### Problem details:
Repeat exactly, and only, the lines from the one that contains "Convert this chart to React, TypeScript" through the one that contains "Chart.register(...registerables);", both ends included.

Stored items

■ ■ ■ ■ ■

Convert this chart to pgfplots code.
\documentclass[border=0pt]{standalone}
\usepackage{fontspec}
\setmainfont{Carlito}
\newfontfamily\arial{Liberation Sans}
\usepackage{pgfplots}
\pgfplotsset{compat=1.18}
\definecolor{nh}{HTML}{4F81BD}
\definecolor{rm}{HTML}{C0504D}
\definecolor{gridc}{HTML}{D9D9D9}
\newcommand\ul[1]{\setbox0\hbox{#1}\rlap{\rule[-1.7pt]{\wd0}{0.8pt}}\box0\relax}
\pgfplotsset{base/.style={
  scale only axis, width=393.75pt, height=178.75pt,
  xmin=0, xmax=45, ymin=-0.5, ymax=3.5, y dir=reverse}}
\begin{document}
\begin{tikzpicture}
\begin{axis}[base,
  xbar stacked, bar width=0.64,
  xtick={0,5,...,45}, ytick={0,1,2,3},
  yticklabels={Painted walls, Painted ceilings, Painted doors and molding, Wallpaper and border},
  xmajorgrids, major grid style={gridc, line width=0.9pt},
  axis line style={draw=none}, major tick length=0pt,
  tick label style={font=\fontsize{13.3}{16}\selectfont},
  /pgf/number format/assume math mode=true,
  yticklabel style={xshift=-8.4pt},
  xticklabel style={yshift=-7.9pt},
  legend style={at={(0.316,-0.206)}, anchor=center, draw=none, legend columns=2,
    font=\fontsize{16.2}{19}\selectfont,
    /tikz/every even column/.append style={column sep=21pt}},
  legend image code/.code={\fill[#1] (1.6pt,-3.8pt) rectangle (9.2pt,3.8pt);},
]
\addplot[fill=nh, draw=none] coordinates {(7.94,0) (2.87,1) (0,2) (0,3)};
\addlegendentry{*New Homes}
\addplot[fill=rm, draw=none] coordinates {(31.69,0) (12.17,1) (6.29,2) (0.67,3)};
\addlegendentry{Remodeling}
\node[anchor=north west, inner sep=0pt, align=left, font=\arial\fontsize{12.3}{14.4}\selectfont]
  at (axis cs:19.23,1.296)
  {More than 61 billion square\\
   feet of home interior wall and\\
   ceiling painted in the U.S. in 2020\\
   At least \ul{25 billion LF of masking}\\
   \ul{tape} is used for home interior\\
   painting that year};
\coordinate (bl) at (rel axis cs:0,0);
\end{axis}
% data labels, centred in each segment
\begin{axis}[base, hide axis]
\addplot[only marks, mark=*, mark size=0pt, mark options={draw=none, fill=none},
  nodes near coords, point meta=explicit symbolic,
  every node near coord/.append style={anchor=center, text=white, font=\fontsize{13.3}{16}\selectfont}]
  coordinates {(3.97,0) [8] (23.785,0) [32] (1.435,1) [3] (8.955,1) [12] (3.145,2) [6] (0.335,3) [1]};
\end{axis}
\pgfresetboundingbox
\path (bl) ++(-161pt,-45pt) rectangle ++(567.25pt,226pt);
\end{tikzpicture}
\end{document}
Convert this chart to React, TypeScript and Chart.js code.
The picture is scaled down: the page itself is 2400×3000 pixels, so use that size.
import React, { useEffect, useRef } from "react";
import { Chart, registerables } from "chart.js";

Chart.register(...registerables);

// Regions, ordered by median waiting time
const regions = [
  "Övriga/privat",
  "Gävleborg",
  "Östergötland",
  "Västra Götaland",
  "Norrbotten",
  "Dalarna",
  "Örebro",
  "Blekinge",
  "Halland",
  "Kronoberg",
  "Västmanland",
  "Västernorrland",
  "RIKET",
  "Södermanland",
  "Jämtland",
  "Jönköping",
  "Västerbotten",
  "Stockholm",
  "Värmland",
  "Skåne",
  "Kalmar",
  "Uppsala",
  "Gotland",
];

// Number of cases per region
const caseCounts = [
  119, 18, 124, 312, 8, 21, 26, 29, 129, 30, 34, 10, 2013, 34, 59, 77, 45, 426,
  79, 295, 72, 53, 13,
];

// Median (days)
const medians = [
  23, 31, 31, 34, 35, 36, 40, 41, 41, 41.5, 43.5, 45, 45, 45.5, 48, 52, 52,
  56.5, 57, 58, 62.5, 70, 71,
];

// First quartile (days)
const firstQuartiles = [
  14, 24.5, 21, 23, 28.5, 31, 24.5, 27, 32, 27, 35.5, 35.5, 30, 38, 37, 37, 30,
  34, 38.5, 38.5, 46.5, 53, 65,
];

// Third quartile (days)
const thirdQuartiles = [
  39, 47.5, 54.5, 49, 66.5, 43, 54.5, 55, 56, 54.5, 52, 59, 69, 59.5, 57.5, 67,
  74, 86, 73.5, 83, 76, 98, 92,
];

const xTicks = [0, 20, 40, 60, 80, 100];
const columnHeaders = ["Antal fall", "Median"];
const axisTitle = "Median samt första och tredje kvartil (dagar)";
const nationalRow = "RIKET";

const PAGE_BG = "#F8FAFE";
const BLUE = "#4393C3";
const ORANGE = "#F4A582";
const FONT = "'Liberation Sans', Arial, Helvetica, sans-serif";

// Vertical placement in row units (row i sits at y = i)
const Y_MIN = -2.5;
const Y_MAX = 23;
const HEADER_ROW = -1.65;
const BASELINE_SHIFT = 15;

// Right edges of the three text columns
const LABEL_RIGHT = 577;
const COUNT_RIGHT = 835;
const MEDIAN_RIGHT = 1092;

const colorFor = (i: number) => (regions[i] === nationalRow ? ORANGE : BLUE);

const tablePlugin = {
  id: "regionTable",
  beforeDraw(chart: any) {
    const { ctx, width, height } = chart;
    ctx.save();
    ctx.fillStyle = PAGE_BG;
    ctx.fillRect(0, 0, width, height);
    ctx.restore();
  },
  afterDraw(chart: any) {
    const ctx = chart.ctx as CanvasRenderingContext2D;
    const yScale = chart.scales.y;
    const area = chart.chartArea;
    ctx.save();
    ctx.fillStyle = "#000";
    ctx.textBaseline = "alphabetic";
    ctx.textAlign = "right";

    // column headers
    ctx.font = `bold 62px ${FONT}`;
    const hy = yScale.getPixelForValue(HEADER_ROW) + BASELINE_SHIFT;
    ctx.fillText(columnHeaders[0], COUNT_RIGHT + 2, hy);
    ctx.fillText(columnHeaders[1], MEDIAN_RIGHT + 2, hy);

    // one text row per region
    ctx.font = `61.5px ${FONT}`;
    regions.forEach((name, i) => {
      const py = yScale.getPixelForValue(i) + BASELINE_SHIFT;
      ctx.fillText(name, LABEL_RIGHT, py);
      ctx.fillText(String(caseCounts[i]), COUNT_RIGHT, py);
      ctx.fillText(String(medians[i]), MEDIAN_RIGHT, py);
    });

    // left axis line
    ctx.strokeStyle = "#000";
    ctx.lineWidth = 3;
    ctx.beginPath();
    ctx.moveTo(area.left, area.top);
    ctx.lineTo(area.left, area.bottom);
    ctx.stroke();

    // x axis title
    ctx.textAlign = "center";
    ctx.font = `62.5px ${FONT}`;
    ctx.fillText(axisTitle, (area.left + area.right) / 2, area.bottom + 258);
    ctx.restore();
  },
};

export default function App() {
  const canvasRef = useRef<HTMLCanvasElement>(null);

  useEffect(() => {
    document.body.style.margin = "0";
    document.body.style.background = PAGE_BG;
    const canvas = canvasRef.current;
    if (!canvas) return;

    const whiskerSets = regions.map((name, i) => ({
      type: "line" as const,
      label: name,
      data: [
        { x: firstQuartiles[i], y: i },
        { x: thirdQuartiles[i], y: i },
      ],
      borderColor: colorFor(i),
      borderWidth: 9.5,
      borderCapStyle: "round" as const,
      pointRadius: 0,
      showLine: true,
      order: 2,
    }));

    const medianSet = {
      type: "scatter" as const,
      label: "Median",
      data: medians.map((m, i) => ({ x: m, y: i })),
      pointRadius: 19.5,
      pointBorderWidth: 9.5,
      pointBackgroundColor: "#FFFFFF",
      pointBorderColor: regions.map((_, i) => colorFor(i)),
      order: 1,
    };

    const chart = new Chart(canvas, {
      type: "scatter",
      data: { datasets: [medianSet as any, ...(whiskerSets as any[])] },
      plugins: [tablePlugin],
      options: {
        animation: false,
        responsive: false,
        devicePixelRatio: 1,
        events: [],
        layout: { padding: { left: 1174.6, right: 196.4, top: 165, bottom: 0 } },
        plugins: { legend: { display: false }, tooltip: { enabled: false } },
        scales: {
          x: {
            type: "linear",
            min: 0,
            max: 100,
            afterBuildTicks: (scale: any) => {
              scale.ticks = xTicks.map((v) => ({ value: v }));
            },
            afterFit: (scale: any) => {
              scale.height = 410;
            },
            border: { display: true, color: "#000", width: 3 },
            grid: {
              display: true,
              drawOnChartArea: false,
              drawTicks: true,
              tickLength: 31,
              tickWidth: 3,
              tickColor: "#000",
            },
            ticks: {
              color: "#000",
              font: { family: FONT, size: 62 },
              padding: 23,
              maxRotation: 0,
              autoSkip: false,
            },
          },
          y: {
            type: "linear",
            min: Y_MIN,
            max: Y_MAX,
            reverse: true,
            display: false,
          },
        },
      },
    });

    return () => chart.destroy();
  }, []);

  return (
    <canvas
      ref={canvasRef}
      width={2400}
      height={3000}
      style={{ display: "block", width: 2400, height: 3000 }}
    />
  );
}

■ ■ ■ ■ ■

### Exercise response:
Convert this chart to React, TypeScript and Chart.js code.
The picture is scaled down: the page itself is 2400×3000 pixels, so use that size.
import React, { useEffect, useRef } from "react";
import { Chart, registerables } from "chart.js";

Chart.register(...registerables);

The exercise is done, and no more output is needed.